Thus, post the open offer, Sesa Goa will have 18.5% stake in Cairn
India Ltd — 8.1% from the shares tendered during the tenure of the
offer, and another 10.4% from Petronas.
The second is a move to diversify up the ferrous metal value chain. We
acquired the assets of the upcoming steel plant unit of Bellary Steel
and Alloys Limited for an all
cash deal of Rs. 220 crore. Apart from the direct benefits of
leveraging growing opportunities in the Indian steel sector, this
acquisition should allow us to add value to the iron ore mined in the
state of Karnataka.
At this juncture, it gives me great pleasure to inform you that the
long pending case regarding the amalgamation of Sesa Industries
Limited, the subsidiary that produces pig iron, and Sesa Goa finally
received the approval of the Supreme Court.
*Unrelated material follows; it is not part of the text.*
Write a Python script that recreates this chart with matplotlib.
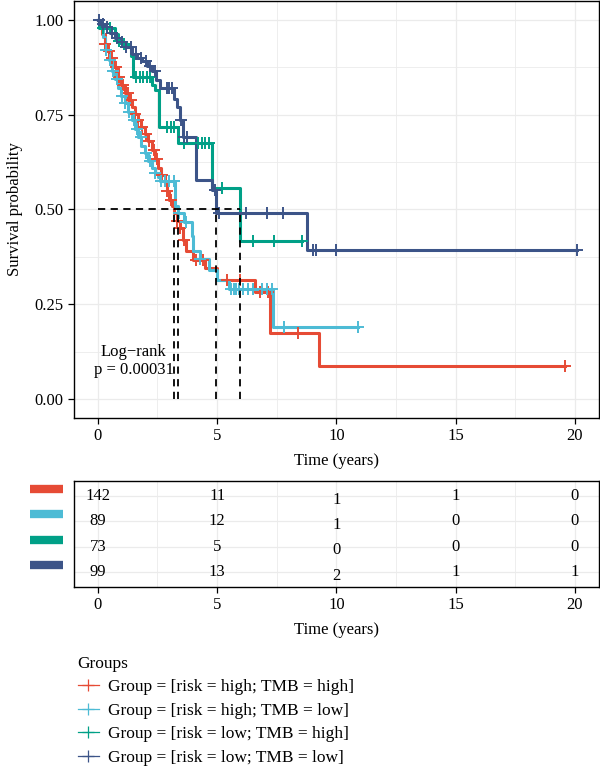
import numpy as np
import matplotlib
matplotlib.use("Agg")
import matplotlib.pyplot as plt
from matplotlib.lines import Line2D

plt.rcParams['font.family'] = ['Liberation Serif', 'DejaVu Serif']

COLORS = ['#E64B35', '#4DBBD5', '#00A087', '#3C5488']
LABELS = ['Group = [risk = high; TMB = high]',
          'Group = [risk = high; TMB = low]',
          'Group = [risk = low; TMB = high]',
          'Group = [risk = low; TMB = low]']

# step curves: change times and survival after each change
red_t = [0, 0.08, 0.18, 0.3, 0.4, 0.5, 0.65, 0.84, 0.98, 1.13, 1.28, 1.43, 1.55, 1.68, 1.82, 1.97,
         2.1, 2.26, 2.4, 2.52, 2.65, 2.8, 2.9, 3.0, 3.1, 3.19, 3.3, 3.44, 3.57, 3.7, 4.0, 4.5,
         5.0, 6.6, 7.2, 9.27]
red_s = [1.0, 0.985, 0.962, 0.937, 0.918, 0.90, 0.875, 0.848, 0.828, 0.806, 0.788, 0.77, 0.752,
         0.735, 0.718, 0.70, 0.68, 0.656, 0.632, 0.61, 0.59, 0.57, 0.548, 0.525, 0.51, 0.49, 0.47,
         0.45, 0.42, 0.39, 0.367, 0.346, 0.315, 0.283, 0.173, 0.087]
red_end = 19.6
red_cens = [0.3, 0.45, 0.6, 0.75, 0.9, 1.05, 1.25, 1.4, 1.55, 1.7, 1.85, 2.0, 2.15, 2.35, 2.5,
            2.7, 2.9, 3.05, 3.3, 3.45, 3.6, 4.1, 4.4, 5.4, 5.95, 6.8, 7.15, 8.4, 19.6]

cyan_t = [0, 0.1, 0.2, 0.3, 0.45, 0.59, 0.72, 0.84, 0.98, 1.13, 1.28, 1.43, 1.55, 1.68, 1.82,
          1.97, 2.1, 2.26, 2.4, 2.52, 2.6, 3.23, 3.35, 3.6, 3.95, 4.0, 4.3, 4.65, 5.0, 5.5, 7.35]
cyan_s = [1.0, 0.98, 0.955, 0.92, 0.895, 0.866, 0.843, 0.82, 0.80, 0.78, 0.758, 0.735, 0.712,
          0.69, 0.668, 0.648, 0.628, 0.61, 0.597, 0.585, 0.575, 0.51, 0.49, 0.467, 0.43, 0.39,
          0.37, 0.34, 0.315, 0.289, 0.19]
cyan_end = 10.9
cyan_cens = [0.35, 0.5, 0.65, 0.8, 1.0, 1.15, 1.3, 1.5, 1.65, 1.8, 2.0, 2.2, 2.4, 2.65, 2.8, 3.0,
             3.2, 3.4, 3.7, 4.3, 5.6, 5.7, 5.8, 5.9, 6.1, 6.3, 6.5, 6.9, 7.1, 7.3, 7.8, 10.9]

green_t = [0, 0.05, 0.7, 0.84, 1.05, 1.26, 1.38, 1.47, 2.26, 2.4, 2.58, 3.35, 4.77, 5.95]
green_s = [1.0, 0.978, 0.962, 0.945, 0.935, 0.927, 0.905, 0.848, 0.827, 0.814, 0.717, 0.674,
           0.556, 0.417]
green_end = 8.55
green_cens = [0.2, 0.5, 0.9, 1.1, 1.6, 1.75, 1.9, 2.05, 2.2, 2.9, 3.05, 3.2, 3.6, 4.2, 4.35,
              4.5, 4.65, 5.2, 6.5, 7.4, 8.55]

blue_t = [0, 0.1, 0.3, 0.5, 0.7, 0.9, 1.13, 1.43, 1.65, 1.84, 2.05, 2.26, 2.45, 2.6, 3.2, 3.3,
          3.44, 3.57, 4.1, 4.8, 4.97, 8.76]
blue_s = [1.0, 0.99, 0.98, 0.965, 0.953, 0.94, 0.927, 0.91, 0.90, 0.892, 0.878, 0.866, 0.84,
          0.82, 0.79, 0.77, 0.735, 0.69, 0.577, 0.55, 0.49, 0.394]
blue_end = 20.1
blue_cens = [0.05, 0.2, 0.4, 0.6, 0.8, 1.0, 1.2, 1.4, 1.6, 1.8, 2.0, 2.2, 2.4, 2.9, 3.0, 3.1,
             3.5, 3.6, 3.75, 4.9, 5.1, 6.2, 7.1, 7.76, 9.0, 9.15, 10.0, 20.1]

# number at risk table
risk_times = [0, 5, 10, 15, 20]
risk_red = [142, 11, 1, 1, 0]
risk_cyan = [89, 12, 1, 0, 0]
risk_green = [73, 5, 0, 0, 0]
risk_blue = [99, 13, 2, 1, 1]

PVAL_TEXT = 'Log\u2212rank\np = 0.00031'

groups = [
    (red_t, red_s, red_end, red_cens, risk_red),
    (cyan_t, cyan_s, cyan_end, cyan_cens, risk_cyan),
    (green_t, green_s, green_end, green_cens, risk_green),
    (blue_t, blue_s, blue_end, blue_cens, risk_blue),
]

GRID = '#EBEBEB'
FS = 12

fig = plt.figure(figsize=(6, 7.68), dpi=100)
ax = fig.add_axes([0.1233, 0.4557, 0.8747, 0.5433])
tab = fig.add_axes([0.1233, 0.2357, 0.8747, 0.138])


def style_axes(a):
    for sp in a.spines.values():
        sp.set_color('black')
        sp.set_linewidth(1.0)
    a.set_axisbelow(True)
    a.grid(which='major', color=GRID, lw=0.9)
    a.grid(which='minor', color=GRID, lw=0.6)
    a.tick_params(which='minor', length=0)
    a.tick_params(which='major', length=4, width=0.9, labelsize=FS, colors='black')


# survival curves
medians = []
for (t, s, end, cens, _), col in zip(groups, COLORS):
    tt = np.append(t, end)
    ss = np.append(s, s[-1])
    ax.step(tt, ss, where='post', color=col, lw=2.2, zorder=3)
    idx = np.searchsorted(t, cens, side='right') - 1
    ax.plot(cens, np.asarray(s)[idx], ls='none', marker='+', ms=8.5, mew=1.4, color=col, zorder=4)
    below = np.where(np.asarray(s) <= 0.5)[0]
    medians.append(t[below[0]])

ax.plot([0, max(medians)], [0.5, 0.5], color='black', ls=(0, (4, 3)), lw=1.3, zorder=5)
for m in medians:
    ax.plot([m, m], [0, 0.5], color='black', ls=(0, (4, 3)), lw=1.3, zorder=5)

ax.text(1.5, 0.1, PVAL_TEXT, ha='center', va='center', fontsize=FS, linespacing=1.2)

ax.set_xlim(-1, 21)
ax.set_ylim(-0.05, 1.05)
ax.set_xticks([0, 5, 10, 15, 20])
ax.set_xticks([2.5, 7.5, 12.5, 17.5], minor=True)
ax.set_yticks([0, 0.25, 0.5, 0.75, 1.0])
ax.set_yticklabels(['0.00', '0.25', '0.50', '0.75', '1.00'])
ax.set_yticks([0.125, 0.375, 0.625, 0.875], minor=True)
style_axes(ax)
ax.set_xlabel('Time (years)', fontsize=FS, labelpad=6)
ax.set_ylabel('Survival probability', fontsize=FS, labelpad=8)

# risk table
rows = [4, 3, 2, 1]
for (_, _, _, _, risk), row, col in zip(groups, rows, COLORS):
    for x, n in zip(risk_times, risk):
        dy = -0.15 if x == 10 else 0.0
        tab.text(x, row + dy, str(n), ha='center', va='center', fontsize=FS)
    tab.plot([-0.084, -0.021], [row + 0.28, row + 0.28], color=col, lw=6,
             solid_capstyle='butt', transform=tab.get_yaxis_transform(), clip_on=False)

tab.set_xlim(-1, 21)
tab.set_ylim(0.4, 4.6)
tab.set_xticks([0, 5, 10, 15, 20])
tab.set_xticks([2.5, 7.5, 12.5, 17.5], minor=True)
tab.set_yticks(rows)
tab.set_yticklabels([])
style_axes(tab)
tab.tick_params(axis='y', which='major', length=0)
tab.set_xlabel('Time (years)', fontsize=FS, labelpad=6)

# legend
handles = [Line2D([], [], color=c, lw=0.9, marker='+', ms=9, mew=0.9) for c in COLORS]
leg = fig.legend(handles, LABELS, title='Groups', loc='upper left',
                 bbox_to_anchor=(0.118, 0.155), frameon=False, fontsize=12.5,
                 title_fontsize=12.5, handlelength=1.2, handletextpad=0.55,
                 labelspacing=0.42, borderaxespad=0)
leg._legend_box.align = 'left'

fig.savefig('out.png', dpi=100)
The merger was completed in
February 2011.
I am also pleased to inform you that we have successfully integrated
the operations of Sesa Resources Limited (SRL) and the Sesa Mining
Corporation (SMC) — the erstwhile V S Dempo Limited — with the
Company’s operations. SRL and SMC continue to perform to expected
levels. We have also added additional resources in SRL and SMC
post-acquisition through explorations, thus reinforcing our sustainable
growth strategy.
Growth and Long Term Value
In last year’s annual report, I had stated our iron ore vision of 50
million tonnes (mt) production and sales by 2012-13. There has been a
revision to this. In 2010-11, we did not renew our agreement for third
party operations at the Thakurani mines in Barbil, Orissa, due to
unfavourable commercial terms, and terminated our operations in Orissa.
We continue to maintain our target for increasing ore production in Goa
and Karnataka to 40 mt.
Exploration activities continue as planned, with 53 mt being added to
the gross reserves and resources. As on 31st March, 2011, the Company’s
total reserves and resources were 306 mt.
We have progressed on all the
projects to double our iron ore capacities — and also increasing pig
iron capacities by 375,000 metric tonnes (MT) . Regarding iron ore, in
2010-11, although we made satisfactory progress in logistics, mining
and processing capacities, however we are awaiting certain statutory
clearances. Expansion of the pig iron capacity is progressing well, for
completion by Q3, 2011-12.
Sustainability
Sesa Goa remains committed to sustainable development, which focuses on
maintaining a pre- eminent position in health, safety and environment
practices, and in contributing to the development of communities where
it operates. All our locations, are certified for ISO 9001, ISO 14001
and OHSAS 18001- except for SRL which is yet to be certified for OHSAS
18001.
Health and safety always remained a priority for Sesa Goa. The Company
continues to take a proactive role in providing the employees a safe
working environment through responsibility, training, monitoring and
implementing the best safety practices across all locations.
In 2010-11, our Lost Time Injury Frequency Rate (LTIFR) reduced from
1.13 in 2009-10 to 0.86 per million hours worked in 2010-11. I am also
happy to report that the Met Coke Division (MCD) achieved zero lost
time accidents for the last two consecutive years. 2010-11 also saw the
Pig Iron Division (PID) achieve zero lost time accidents.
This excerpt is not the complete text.